Sunday, November 23, 2008

Google Notebook

Google has lots of applications to peak educators' interests so I suppose it is no surprise this company makes one of the the early posts here. I recently ran across Google Notebook. Like many Google tools, it is entirely web-based although a browser plugin can be installed for most browsers which is a nice enhancement. (If you don't know what a plugin is, don't worry about it.)

What is it?
Google Notebook allows you to store websites and "clips" from anywhere while you are surfing. Sure, bookmarks can store web addresses, but Google Notebook allows you to classify them into folders and "clip" relevant parts. If you select a part of a website, it will store that clip with the web address. Later, I can go back and easily reference the part of the website I found useful and click on the link to see the whole page if I want. Additionally, I can also write comments about the site and whatever notes I care to make regarding my clip.

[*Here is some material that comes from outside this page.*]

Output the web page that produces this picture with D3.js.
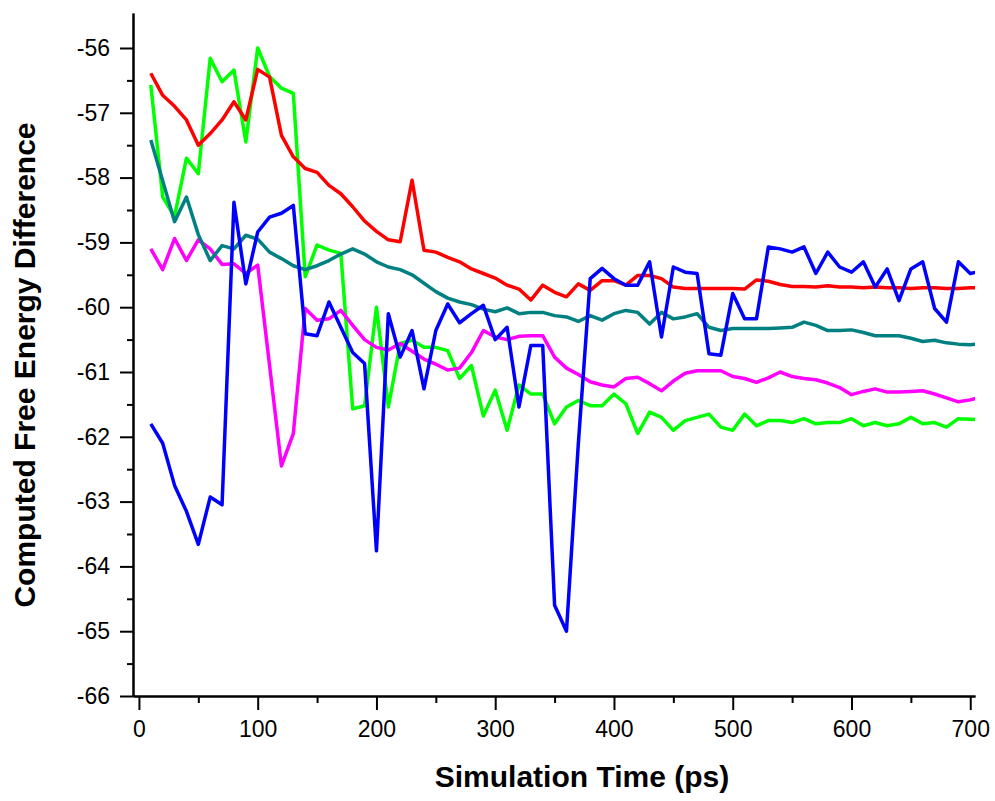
<!DOCTYPE html>
<html>
<head>
<meta charset="utf-8">
<script src="https://cdnjs.cloudflare.com/ajax/libs/d3/7.8.5/d3.min.js"></script>
<style>
  body { margin: 0; background: #fff; }
  svg { display: block; }
  .axis path, .axis line { stroke: #000; stroke-width: 2; }
  .axis text { font-family: "Liberation Sans", Arial, sans-serif; font-size: 23px; fill: #000; }
  .title { font-family: "Liberation Sans", Arial, sans-serif; font-weight: bold; font-size: 30px; fill: #000; }
</style>
</head>
<body>
<svg id="svg1" width="995" height="801"></svg>
<script>
// sampling times (ps)
var timePs = [10,20,30,40,50,60,70,80,90,100,110,120,130,140,150,160,170,180,190,200,
  210,220,230,240,250,260,270,280,290,300,310,320,330,340,350,360,370,380,390,400,
  410,420,430,440,450,460,470,480,490,500,510,520,530,540,550,560,570,580,590,600,
  610,620,630,640,650,660,670,680,690,700,710];

var redValues = [-56.39,-56.73,-56.9,-57.11,-57.5,-57.32,-57.11,-56.83,-57.11,-56.33,
  -56.45,-57.35,-57.68,-57.86,-57.92,-58.12,-58.25,-58.45,-58.67,-58.83,
  -58.96,-58.99,-58.04,-59.12,-59.15,-59.23,-59.3,-59.41,-59.48,-59.55,
  -59.66,-59.72,-59.89,-59.66,-59.77,-59.84,-59.64,-59.74,-59.59,-59.59,
  -59.66,-59.51,-59.51,-59.56,-59.69,-59.71,-59.71,-59.71,-59.71,-59.71,
  -59.72,-59.58,-59.6,-59.65,-59.68,-59.68,-59.69,-59.67,-59.69,-59.69,
  -59.7,-59.69,-59.7,-59.7,-59.71,-59.7,-59.7,-59.71,-59.71,-59.7,-59.7];

var greenValues = [-56.57,-58.3,-58.6,-57.7,-57.94,-56.16,-56.52,-56.34,-57.45,-56.0,
  -56.44,-56.62,-56.7,-59.53,-59.04,-59.12,-59.17,-61.57,-61.52,-60.0,
  -61.54,-60.56,-60.51,-60.62,-60.62,-60.67,-61.1,-60.9,-61.68,-61.28,
  -61.9,-61.2,-61.34,-61.34,-61.8,-61.54,-61.44,-61.52,-61.52,-61.34,
  -61.49,-61.95,-61.62,-61.7,-61.9,-61.75,-61.7,-61.65,-61.85,-61.9,
  -61.65,-61.83,-61.75,-61.75,-61.78,-61.72,-61.8,-61.78,-61.78,-61.72,
  -61.83,-61.78,-61.83,-61.8,-61.7,-61.8,-61.78,-61.85,-61.72,-61.73,-61.74];

var tealValues = [-57.42,-58.05,-58.68,-58.3,-58.88,-59.28,-59.05,-59.1,-58.89,-58.95,
  -59.15,-59.25,-59.36,-59.42,-59.36,-59.28,-59.18,-59.1,-59.18,-59.3,
  -59.38,-59.42,-59.5,-59.63,-59.76,-59.86,-59.92,-59.96,-60.03,-60.07,
  -60.01,-60.1,-60.08,-60.08,-60.13,-60.15,-60.22,-60.13,-60.2,-60.1,
  -60.05,-60.08,-60.26,-60.08,-60.18,-60.15,-60.1,-60.31,-60.36,-60.33,
  -60.33,-60.33,-60.33,-60.32,-60.31,-60.23,-60.28,-60.36,-60.36,-60.35,
  -60.39,-60.44,-60.44,-60.44,-60.48,-60.53,-60.51,-60.55,-60.57,-60.58,-60.56];

var magentaValues = [-59.1,-59.42,-58.94,-59.28,-58.96,-59.1,-59.34,-59.33,-59.48,-59.35,
  -60.9,-62.45,-61.95,-60.02,-60.2,-60.18,-60.05,-60.28,-60.5,-60.62,
  -60.66,-60.56,-60.68,-60.8,-60.88,-60.97,-60.94,-60.7,-60.36,-60.46,
  -60.5,-60.45,-60.44,-60.44,-60.77,-60.94,-61.04,-61.15,-61.2,-61.23,
  -61.1,-61.08,-61.18,-61.29,-61.14,-61.02,-60.98,-60.98,-60.98,-61.07,
  -61.1,-61.16,-61.09,-61.0,-61.07,-61.1,-61.12,-61.17,-61.24,-61.35,
  -61.3,-61.26,-61.31,-61.31,-61.3,-61.29,-61.34,-61.4,-61.46,-61.43,-61.38];

var blueValues = [-61.8,-62.1,-62.75,-63.15,-63.66,-62.93,-63.05,-58.38,-59.64,-58.84,
  -58.61,-58.55,-58.43,-60.41,-60.44,-59.92,-60.31,-60.7,-60.87,-63.76,
  -60.1,-60.77,-60.36,-61.26,-60.36,-59.95,-60.24,-60.1,-59.97,-60.5,
  -60.31,-61.54,-60.59,-60.59,-64.6,-65.0,-62.1,-59.56,-59.4,-59.56,
  -59.66,-59.66,-59.3,-60.46,-59.38,-59.46,-59.48,-60.72,-60.74,-59.79,
  -60.18,-60.18,-59.07,-59.1,-59.15,-59.07,-59.48,-59.15,-59.38,-59.46,
  -59.3,-59.69,-59.41,-59.9,-59.41,-59.3,-60.02,-60.23,-59.3,-59.48,-59.44];

var xTickValues = [0,100,200,300,400,500,600,700];
var yTickValues = [-56,-57,-58,-59,-60,-61,-62,-63,-64,-65,-66];

// drawing order: first is at the bottom
var seriesList = [
  {name: 'green', values: greenValues, color: '#00ff00'},
  {name: 'magenta', values: magentaValues, color: '#ff00ff'},
  {name: 'teal', values: tealValues, color: '#008080'},
  {name: 'red', values: redValues, color: '#ff0000'},
  {name: 'blue', values: blueValues, color: '#0000ff'}
];

var svg = d3.select('#svg1');

// plot box in pixels
var plotLeft = 133, plotRight = 975, plotTop = 13, plotBottom = 696;

var x = d3.scaleLinear().domain([-5, 704]).range([plotLeft, plotRight]);
var y = d3.scaleLinear().domain([-66, -55.46]).range([plotBottom, plotTop]);

// clip lines to the plot box
svg.append('clipPath').attr('id', 'plotClip')
  .append('rect')
  .attr('x', plotLeft).attr('y', plotTop)
  .attr('width', plotRight - plotLeft).attr('height', plotBottom - plotTop);

var line = d3.line()
  .x(function(d){ return x(d[0]); })
  .y(function(d){ return y(d[1]); });

var lines = svg.append('g').attr('clip-path', 'url(#plotClip)');

seriesList.forEach(function(s){
  lines.append('path')
    .datum(timePs.map(function(t, i){ return [t, s.values[i]]; }))
    .attr('d', line)
    .attr('fill', 'none')
    .attr('stroke', s.color)
    .attr('stroke-width', 3.5)
    .attr('stroke-linejoin', 'round');
});

// minor ticks first, then major axes on top
svg.append('g')
  .attr('class', 'axis')
  .attr('transform', 'translate(0,' + plotBottom + ')')
  .call(d3.axisBottom(x).tickValues([50,150,250,350,450,550,650]).tickSize(7).tickSizeOuter(0).tickFormat(''));

svg.append('g')
  .attr('class', 'axis')
  .attr('transform', 'translate(' + plotLeft + ',0)')
  .call(d3.axisLeft(y).tickValues([-56.5,-57.5,-58.5,-59.5,-60.5,-61.5,-62.5,-63.5,-64.5,-65.5]).tickSize(6).tickSizeOuter(0).tickFormat(''));

var xAxis = svg.append('g')
  .attr('class', 'axis')
  .attr('transform', 'translate(0,' + plotBottom + ')')
  .call(d3.axisBottom(x).tickValues(xTickValues).tickSize(14).tickSizeOuter(0).tickPadding(11).tickFormat(d3.format('d')));

var yAxis = svg.append('g')
  .attr('class', 'axis')
  .attr('transform', 'translate(' + plotLeft + ',0)')
  .call(d3.axisLeft(y).tickValues(yTickValues).tickSize(13).tickSizeOuter(0).tickPadding(10).tickFormat(d3.format('d')));

// d3 uses a unicode minus, the original uses a plain hyphen
yAxis.selectAll('text').text(function(d){ return String(d); });

svg.append('text')
  .attr('class', 'title')
  .attr('x', 582)
  .attr('y', 787)
  .attr('text-anchor', 'middle')
  .text('Simulation Time (ps)');

svg.append('text')
  .attr('class', 'title')
  .attr('transform', 'translate(35,365) rotate(-90)')
  .attr('text-anchor', 'middle')
  .text('Computed Free Energy Difference');
</script>
</body>
</html>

So why is this so great for myself or my students?
The cool part comes in because not only can I store things in my notebook with relevant material and notes, but I can also share notebooks.

To give a real life application, I am currently working with some colleagues to research and develop some resources on digital citizenship and what we should be teaching our students about online behaviors. We have created a shared notebook to store our research and resources. We will be able to go back later and coherently put the ideas together. Think of it as compiling research resources or a bit of research brainstorming.

If you have students working in groups on a project, perhaps they could use Google Notebook to collaborate together and even write notes to each other about the sources they find. For example, if ES students are preparing for their PYP Exhibition project, they could use it to collect resources and share them among the group and their teacher. A great benefit is that is stores the link automatically which is often needed for proper citing.

I can even publish these notebooks on the web. So not only can I collaborate and store up this information, but I can share it via a weblink to those that may want to access it.

Other resources such as Evernote are around and may offer some additional features. I can't comment on other programs because I haven't used them myself, but I found Google Notebook to be easy and intuitive with few bumps on the learning curve so far. It follows my principles of user-friendly and reliable. Check it out...


  1. The multi user feature and collaborative features make this a fun and easy tool, by the sounds of it. I use onenote which came bundled with my personal copy of MS office. I find it very easy, especially the print to onenote feature which is when I am on a web page or email and "print" to onenote. Then I can write on and alter to my hearts content in onenote. Only thing is I cant easily collaborate in onenote. Trust google to have collaboration tools.
    Will future articles include anything about building your own search engine where you colaboratively build a resource of websites with your personal learning network? (Not sure I got the terminology correct) Ken

  2. I've heard good things about OneNote. The hitch is 1) you have to pay for it, 2) it's on the local computer so unaccessible on the web. I often come across things to grab for later when I'm not on my work computer so both have prevented me from exploring it further. However, OneNote is a powerful tool if you have it. Anyone have any other programs they would suggest along this vein?